AIM OF THE EXERCISE:
Count the lines below that contain the word "size" and give only the number.

PROVIDED MATERIAL:
_ _ _ _ _ _ _
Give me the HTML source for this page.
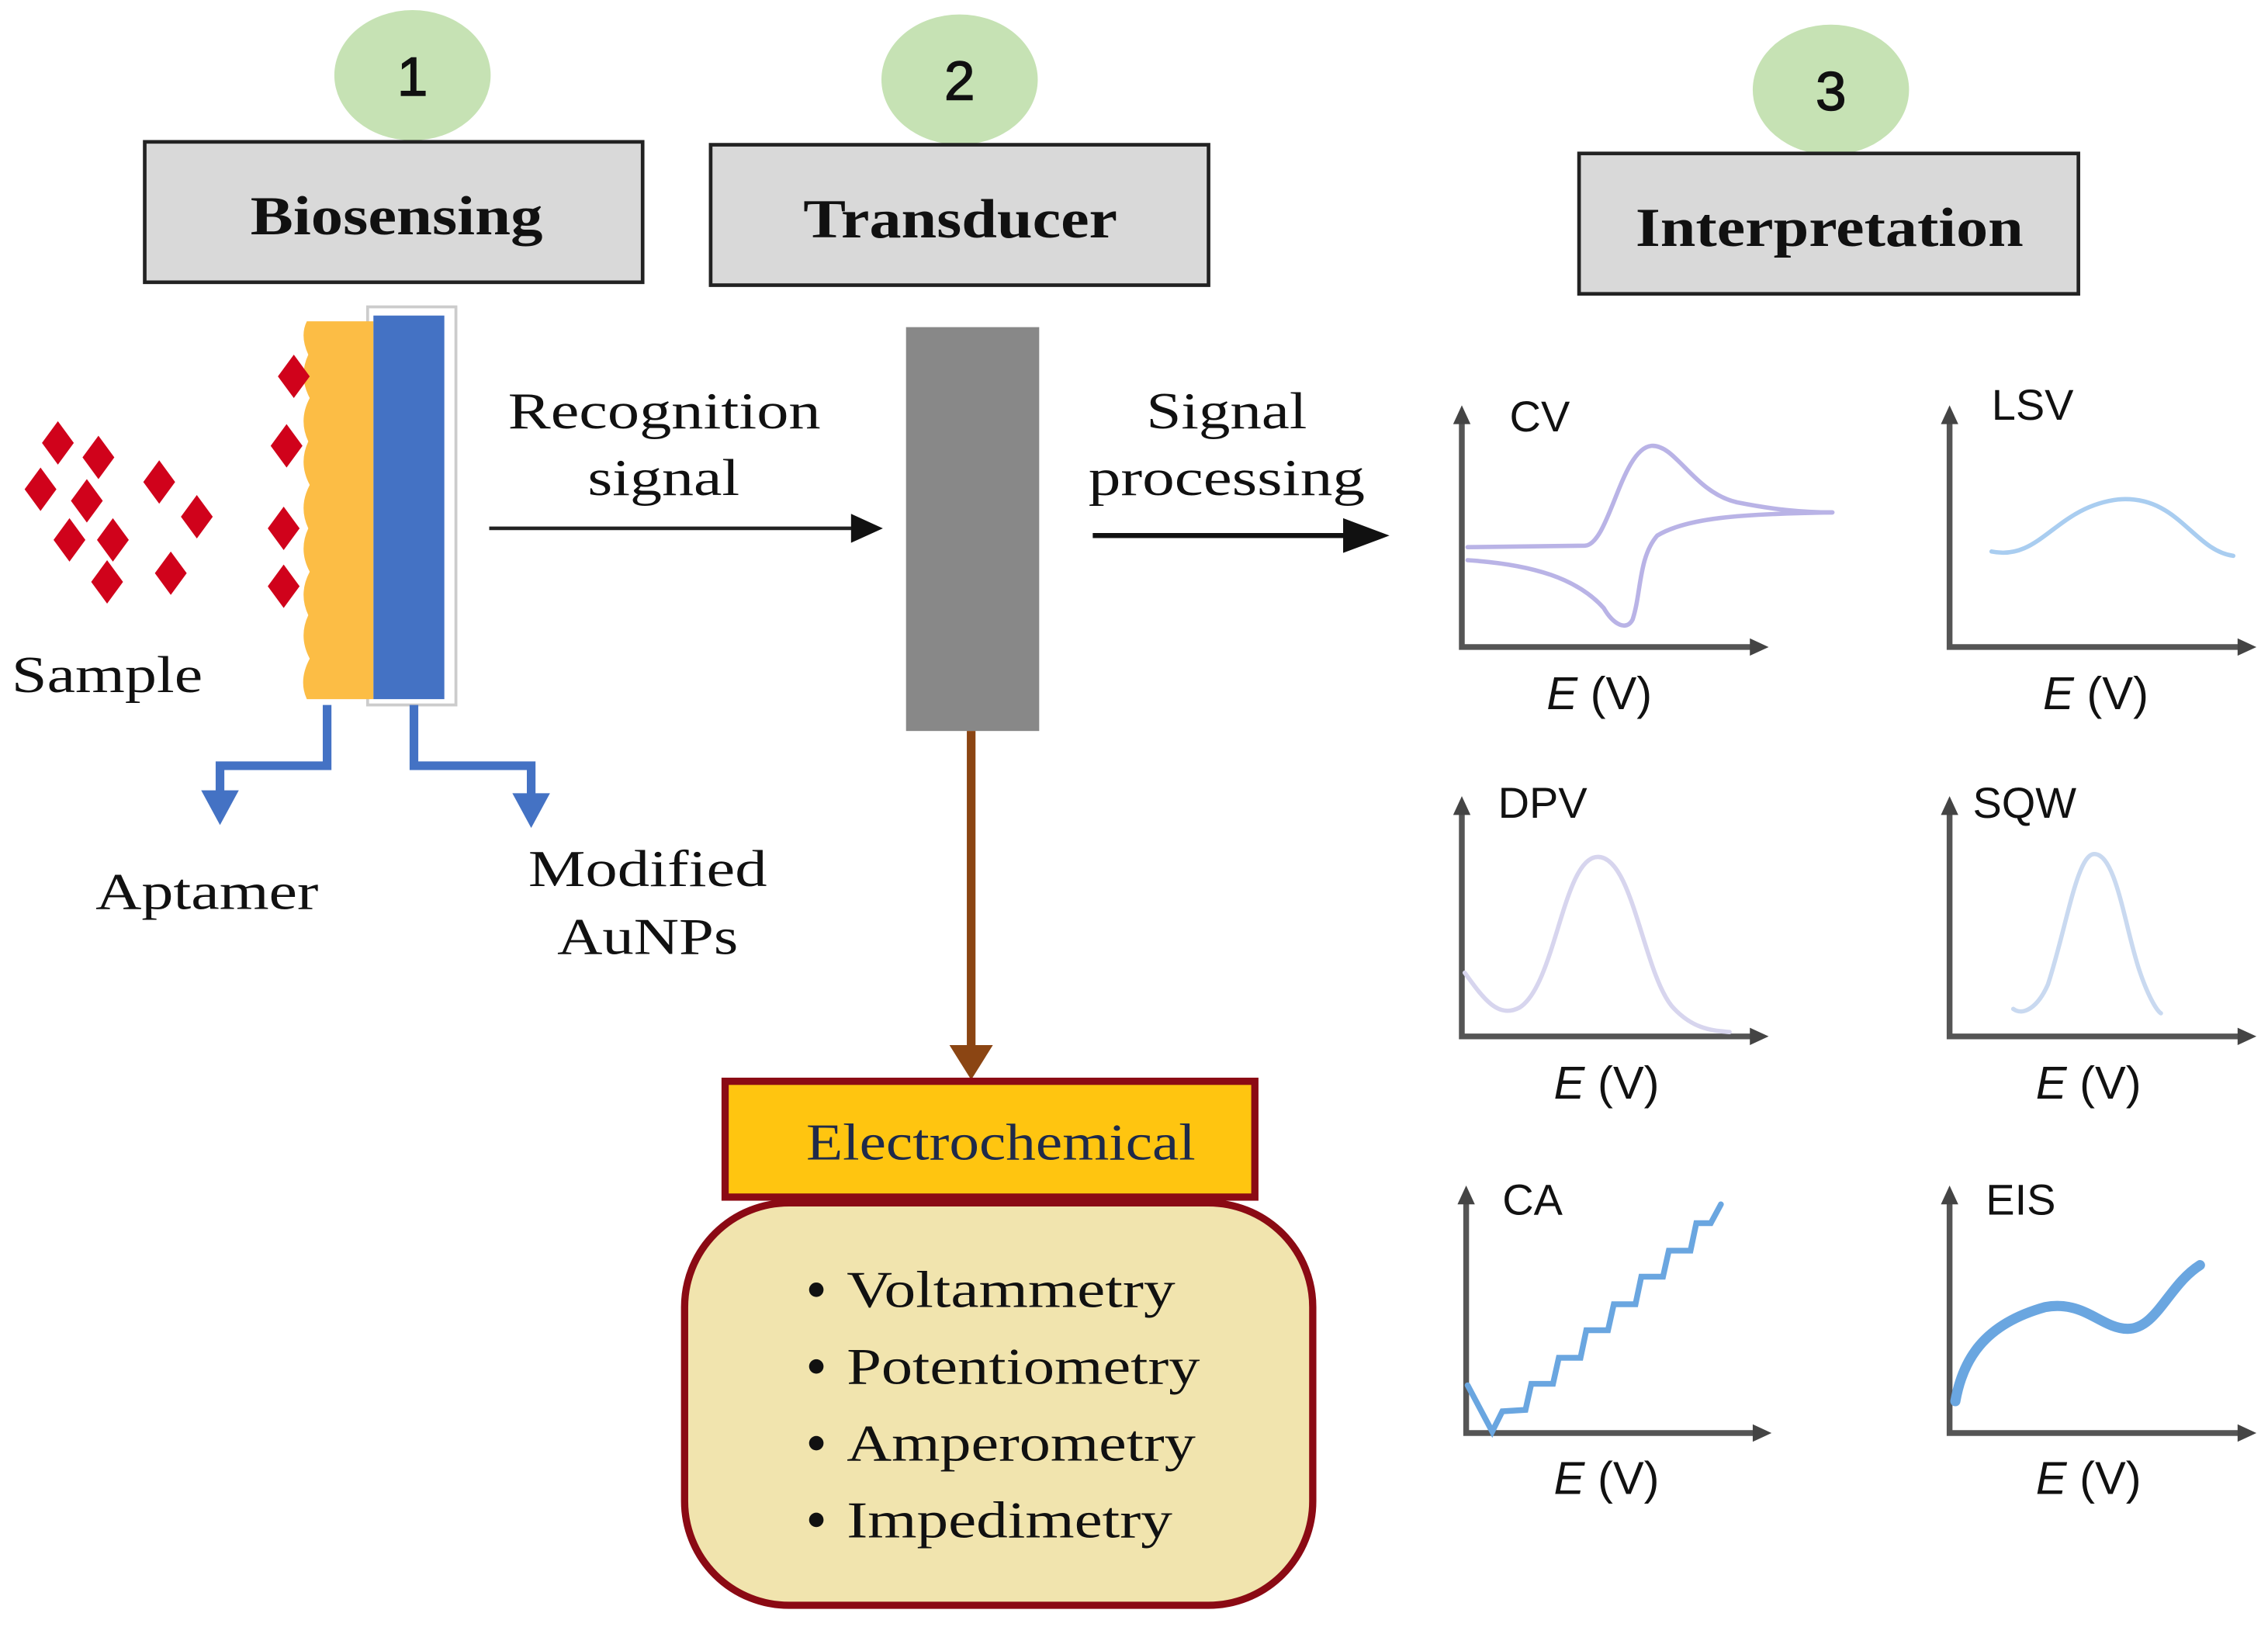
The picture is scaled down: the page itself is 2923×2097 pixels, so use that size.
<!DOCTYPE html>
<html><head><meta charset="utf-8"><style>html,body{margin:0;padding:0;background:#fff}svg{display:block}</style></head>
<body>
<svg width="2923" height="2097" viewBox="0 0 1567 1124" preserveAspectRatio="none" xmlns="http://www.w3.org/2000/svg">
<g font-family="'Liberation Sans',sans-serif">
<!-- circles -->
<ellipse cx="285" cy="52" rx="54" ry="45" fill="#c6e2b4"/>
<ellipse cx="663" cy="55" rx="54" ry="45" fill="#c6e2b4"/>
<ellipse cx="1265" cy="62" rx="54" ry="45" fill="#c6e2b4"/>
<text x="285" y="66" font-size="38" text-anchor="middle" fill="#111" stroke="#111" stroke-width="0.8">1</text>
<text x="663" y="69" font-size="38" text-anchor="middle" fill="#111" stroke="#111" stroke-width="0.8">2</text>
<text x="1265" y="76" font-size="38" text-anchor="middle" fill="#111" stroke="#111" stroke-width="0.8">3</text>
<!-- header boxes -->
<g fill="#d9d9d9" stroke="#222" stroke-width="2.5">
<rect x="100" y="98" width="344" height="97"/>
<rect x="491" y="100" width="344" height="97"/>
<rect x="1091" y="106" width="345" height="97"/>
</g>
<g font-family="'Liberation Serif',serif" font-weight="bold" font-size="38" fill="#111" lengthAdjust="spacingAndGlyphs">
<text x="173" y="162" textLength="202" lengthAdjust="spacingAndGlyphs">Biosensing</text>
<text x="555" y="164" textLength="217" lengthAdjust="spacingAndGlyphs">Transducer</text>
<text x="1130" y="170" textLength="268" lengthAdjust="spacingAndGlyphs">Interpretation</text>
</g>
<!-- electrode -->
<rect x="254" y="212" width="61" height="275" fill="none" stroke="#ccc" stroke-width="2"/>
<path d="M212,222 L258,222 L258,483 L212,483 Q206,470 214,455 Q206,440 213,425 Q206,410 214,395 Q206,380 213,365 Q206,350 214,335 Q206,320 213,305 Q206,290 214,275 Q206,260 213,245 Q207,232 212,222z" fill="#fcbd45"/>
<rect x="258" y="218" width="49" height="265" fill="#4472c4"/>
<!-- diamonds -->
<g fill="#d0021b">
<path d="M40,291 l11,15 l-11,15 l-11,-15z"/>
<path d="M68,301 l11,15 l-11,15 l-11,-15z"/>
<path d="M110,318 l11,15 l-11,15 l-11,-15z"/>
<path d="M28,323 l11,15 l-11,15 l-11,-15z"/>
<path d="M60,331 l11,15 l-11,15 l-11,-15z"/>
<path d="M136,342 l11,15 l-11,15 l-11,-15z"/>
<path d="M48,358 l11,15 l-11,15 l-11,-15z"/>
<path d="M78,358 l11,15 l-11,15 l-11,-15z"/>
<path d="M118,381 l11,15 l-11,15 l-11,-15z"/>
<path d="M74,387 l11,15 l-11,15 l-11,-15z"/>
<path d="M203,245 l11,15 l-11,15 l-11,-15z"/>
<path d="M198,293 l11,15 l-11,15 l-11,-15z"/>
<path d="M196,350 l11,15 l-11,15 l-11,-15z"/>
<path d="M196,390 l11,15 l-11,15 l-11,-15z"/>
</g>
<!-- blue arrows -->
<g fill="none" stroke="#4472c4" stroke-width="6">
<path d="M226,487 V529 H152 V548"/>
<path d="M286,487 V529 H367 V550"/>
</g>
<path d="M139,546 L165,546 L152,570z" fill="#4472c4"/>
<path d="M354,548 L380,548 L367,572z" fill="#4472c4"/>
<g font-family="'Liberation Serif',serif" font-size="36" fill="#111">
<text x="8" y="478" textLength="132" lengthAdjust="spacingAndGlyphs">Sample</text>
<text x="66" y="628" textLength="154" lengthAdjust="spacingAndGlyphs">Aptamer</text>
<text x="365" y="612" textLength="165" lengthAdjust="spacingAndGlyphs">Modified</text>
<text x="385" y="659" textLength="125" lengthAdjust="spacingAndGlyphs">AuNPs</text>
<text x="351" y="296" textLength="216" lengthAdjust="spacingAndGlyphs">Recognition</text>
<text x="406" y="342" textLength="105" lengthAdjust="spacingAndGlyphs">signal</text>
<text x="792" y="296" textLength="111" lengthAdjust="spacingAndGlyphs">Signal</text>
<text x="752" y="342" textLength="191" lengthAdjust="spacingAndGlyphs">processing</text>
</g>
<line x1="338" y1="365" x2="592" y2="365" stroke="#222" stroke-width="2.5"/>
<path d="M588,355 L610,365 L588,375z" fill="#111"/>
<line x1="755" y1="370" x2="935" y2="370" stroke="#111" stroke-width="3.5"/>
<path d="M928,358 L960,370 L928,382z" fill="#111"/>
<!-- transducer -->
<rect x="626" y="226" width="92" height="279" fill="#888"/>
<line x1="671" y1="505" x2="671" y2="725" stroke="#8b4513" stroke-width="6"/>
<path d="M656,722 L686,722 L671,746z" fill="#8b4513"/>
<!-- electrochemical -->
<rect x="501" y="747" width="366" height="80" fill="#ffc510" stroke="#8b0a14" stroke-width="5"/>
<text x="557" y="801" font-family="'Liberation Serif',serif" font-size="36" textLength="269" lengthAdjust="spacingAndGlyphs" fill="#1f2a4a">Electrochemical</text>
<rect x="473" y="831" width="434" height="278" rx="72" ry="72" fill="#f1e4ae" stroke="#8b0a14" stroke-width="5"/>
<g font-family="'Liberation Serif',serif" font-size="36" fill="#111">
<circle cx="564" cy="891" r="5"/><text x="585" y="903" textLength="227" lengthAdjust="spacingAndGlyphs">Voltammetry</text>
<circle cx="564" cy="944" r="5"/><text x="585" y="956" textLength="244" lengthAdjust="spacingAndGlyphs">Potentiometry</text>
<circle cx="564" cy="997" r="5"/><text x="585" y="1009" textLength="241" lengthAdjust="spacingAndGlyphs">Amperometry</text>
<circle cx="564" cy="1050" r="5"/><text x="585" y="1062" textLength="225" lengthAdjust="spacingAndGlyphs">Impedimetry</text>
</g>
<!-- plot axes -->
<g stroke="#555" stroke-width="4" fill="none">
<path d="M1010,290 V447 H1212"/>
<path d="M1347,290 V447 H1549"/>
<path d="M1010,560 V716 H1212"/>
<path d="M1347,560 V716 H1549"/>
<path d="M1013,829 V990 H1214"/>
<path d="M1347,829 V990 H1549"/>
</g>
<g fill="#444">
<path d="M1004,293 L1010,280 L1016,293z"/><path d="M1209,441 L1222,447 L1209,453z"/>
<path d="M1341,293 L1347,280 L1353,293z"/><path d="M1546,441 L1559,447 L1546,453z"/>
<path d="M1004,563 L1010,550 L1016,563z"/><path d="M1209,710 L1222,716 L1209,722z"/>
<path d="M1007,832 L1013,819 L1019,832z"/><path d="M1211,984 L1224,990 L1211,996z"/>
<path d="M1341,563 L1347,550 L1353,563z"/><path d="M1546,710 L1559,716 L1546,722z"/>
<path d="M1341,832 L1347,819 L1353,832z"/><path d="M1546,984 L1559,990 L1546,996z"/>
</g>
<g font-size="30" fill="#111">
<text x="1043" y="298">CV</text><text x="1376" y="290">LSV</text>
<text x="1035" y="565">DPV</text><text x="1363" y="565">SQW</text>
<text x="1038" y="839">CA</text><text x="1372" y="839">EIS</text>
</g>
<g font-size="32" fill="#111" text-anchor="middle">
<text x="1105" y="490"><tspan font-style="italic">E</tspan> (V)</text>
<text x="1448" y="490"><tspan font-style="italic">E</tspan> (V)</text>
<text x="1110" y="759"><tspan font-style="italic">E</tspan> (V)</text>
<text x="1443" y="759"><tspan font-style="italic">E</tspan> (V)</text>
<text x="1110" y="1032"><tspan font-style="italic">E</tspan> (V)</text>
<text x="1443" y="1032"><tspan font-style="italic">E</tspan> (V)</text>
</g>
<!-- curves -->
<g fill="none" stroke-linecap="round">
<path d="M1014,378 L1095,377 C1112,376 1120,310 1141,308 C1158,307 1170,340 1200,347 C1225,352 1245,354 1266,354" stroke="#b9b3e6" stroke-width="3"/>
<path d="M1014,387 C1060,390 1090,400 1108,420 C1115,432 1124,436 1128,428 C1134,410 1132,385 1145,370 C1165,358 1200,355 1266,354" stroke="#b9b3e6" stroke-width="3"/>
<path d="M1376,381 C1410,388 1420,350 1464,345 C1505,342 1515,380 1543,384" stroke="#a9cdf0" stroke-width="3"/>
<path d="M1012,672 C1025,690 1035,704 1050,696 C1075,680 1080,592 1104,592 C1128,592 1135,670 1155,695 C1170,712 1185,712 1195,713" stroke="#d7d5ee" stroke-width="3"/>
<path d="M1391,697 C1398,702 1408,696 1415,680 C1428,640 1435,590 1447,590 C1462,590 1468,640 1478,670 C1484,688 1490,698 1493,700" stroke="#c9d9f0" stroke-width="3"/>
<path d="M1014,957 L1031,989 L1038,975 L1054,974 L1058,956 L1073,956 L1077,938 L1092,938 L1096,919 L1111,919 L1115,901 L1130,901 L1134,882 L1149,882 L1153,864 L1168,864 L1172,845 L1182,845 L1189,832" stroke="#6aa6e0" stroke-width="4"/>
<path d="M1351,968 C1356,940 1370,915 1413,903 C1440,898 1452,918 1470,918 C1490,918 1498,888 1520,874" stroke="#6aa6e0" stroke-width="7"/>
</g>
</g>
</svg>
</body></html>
_ _ _ _ _ _ _
SOLUTION TO THE EXERCISE:
10